## begin Stored data

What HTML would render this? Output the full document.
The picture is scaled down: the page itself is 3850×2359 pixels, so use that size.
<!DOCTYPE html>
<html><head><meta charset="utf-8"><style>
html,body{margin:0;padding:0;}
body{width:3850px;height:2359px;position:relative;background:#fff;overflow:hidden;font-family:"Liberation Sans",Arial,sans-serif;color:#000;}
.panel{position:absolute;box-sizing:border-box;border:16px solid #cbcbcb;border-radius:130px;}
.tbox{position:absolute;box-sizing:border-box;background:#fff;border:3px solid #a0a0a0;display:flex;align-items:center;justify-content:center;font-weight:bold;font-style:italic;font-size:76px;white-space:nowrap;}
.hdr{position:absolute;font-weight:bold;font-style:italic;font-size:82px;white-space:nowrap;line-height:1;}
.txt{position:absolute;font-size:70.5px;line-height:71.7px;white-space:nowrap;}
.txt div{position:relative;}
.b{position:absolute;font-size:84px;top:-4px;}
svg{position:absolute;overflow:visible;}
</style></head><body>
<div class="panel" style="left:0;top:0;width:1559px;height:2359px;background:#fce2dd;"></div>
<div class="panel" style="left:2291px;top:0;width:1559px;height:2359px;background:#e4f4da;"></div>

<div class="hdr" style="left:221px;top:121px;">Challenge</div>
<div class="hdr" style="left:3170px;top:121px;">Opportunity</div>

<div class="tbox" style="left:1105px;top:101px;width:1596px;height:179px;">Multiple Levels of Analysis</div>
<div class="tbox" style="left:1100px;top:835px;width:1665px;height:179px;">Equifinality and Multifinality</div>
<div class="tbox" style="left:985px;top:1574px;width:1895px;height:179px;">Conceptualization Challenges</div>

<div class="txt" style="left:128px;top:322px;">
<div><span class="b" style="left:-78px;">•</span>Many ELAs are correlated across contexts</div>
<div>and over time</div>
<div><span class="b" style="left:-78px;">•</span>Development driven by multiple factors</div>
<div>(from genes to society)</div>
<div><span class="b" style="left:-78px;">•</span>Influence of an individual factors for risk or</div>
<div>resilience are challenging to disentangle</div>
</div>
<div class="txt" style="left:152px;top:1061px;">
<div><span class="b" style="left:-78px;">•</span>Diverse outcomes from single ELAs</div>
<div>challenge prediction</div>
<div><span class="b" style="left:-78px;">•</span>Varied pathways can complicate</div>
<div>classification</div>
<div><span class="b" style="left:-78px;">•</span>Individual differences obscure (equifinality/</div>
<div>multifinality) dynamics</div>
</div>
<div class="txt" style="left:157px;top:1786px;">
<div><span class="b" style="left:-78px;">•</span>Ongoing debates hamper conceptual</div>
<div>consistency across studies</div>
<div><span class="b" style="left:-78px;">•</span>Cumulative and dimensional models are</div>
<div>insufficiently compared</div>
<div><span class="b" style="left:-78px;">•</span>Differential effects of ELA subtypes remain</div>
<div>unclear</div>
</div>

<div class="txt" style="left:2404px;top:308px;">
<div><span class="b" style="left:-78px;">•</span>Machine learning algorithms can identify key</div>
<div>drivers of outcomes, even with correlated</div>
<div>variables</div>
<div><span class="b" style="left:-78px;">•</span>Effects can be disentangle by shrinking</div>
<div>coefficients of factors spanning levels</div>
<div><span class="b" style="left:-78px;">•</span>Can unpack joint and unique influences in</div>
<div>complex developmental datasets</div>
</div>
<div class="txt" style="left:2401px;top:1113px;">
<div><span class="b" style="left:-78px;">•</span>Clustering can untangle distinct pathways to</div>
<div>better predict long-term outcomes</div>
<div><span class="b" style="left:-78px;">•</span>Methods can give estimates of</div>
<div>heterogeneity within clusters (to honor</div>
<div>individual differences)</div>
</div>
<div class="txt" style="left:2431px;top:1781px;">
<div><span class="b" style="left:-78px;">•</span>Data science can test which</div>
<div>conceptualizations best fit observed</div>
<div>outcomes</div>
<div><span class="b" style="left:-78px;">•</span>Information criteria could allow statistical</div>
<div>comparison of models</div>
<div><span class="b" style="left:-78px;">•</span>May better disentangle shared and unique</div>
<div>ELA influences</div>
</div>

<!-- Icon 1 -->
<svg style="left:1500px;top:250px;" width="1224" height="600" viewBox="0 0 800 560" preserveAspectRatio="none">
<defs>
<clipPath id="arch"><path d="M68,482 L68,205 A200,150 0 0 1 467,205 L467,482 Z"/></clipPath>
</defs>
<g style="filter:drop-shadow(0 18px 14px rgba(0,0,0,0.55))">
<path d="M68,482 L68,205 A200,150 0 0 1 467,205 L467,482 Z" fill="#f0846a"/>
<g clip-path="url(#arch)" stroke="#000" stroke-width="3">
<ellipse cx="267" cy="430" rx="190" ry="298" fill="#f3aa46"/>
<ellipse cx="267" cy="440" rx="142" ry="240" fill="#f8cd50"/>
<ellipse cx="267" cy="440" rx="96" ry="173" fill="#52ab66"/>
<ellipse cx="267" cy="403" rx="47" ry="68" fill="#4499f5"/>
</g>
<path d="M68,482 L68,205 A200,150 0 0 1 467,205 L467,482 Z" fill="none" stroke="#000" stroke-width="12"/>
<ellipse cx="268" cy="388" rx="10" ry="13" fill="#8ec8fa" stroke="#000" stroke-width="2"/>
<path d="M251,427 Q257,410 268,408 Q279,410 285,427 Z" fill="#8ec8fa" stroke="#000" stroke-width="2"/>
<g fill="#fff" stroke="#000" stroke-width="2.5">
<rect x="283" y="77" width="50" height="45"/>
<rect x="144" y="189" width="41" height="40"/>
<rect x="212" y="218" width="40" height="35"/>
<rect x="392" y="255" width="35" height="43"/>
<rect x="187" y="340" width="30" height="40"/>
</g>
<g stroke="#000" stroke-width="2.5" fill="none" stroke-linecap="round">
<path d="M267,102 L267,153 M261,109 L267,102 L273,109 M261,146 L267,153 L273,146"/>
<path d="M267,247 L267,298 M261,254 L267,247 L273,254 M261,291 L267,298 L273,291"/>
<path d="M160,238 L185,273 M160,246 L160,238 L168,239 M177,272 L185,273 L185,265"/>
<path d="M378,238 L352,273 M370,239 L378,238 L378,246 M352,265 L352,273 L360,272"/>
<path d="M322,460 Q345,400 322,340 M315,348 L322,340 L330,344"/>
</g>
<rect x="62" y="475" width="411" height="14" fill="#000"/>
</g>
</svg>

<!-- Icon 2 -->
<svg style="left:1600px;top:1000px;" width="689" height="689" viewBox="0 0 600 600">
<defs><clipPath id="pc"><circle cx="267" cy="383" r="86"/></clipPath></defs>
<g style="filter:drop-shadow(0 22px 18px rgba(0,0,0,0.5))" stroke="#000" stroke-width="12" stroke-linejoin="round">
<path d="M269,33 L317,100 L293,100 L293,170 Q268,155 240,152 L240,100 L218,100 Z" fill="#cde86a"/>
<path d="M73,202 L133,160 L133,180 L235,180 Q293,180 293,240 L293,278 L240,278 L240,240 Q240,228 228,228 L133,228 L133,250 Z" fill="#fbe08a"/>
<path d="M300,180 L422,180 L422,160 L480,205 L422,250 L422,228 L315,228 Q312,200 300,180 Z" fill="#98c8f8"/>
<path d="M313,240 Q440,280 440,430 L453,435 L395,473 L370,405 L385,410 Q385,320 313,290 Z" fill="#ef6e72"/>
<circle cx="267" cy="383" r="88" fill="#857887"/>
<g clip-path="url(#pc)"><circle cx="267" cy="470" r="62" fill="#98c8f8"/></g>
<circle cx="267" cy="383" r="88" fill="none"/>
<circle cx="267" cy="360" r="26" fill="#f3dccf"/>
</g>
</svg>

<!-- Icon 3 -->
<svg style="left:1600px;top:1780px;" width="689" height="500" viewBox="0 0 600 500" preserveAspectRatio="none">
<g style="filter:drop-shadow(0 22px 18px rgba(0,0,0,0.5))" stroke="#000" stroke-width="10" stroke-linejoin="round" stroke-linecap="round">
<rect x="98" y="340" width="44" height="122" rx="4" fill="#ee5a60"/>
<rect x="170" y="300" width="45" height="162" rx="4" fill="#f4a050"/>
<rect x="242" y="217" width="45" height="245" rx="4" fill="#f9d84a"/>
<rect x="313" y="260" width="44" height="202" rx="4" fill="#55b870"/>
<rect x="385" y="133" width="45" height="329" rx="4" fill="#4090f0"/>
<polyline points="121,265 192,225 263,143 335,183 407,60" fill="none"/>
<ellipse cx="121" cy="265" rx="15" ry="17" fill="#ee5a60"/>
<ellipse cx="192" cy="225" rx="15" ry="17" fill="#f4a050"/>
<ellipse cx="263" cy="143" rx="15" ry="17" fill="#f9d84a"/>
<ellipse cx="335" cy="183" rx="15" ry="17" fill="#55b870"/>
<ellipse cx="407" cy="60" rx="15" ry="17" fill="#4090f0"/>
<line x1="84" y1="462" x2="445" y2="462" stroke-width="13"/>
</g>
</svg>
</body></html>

## end Stored data

[Aim] Only a number is wanted: how many lines of the material include the word "size".

[Complete output] 5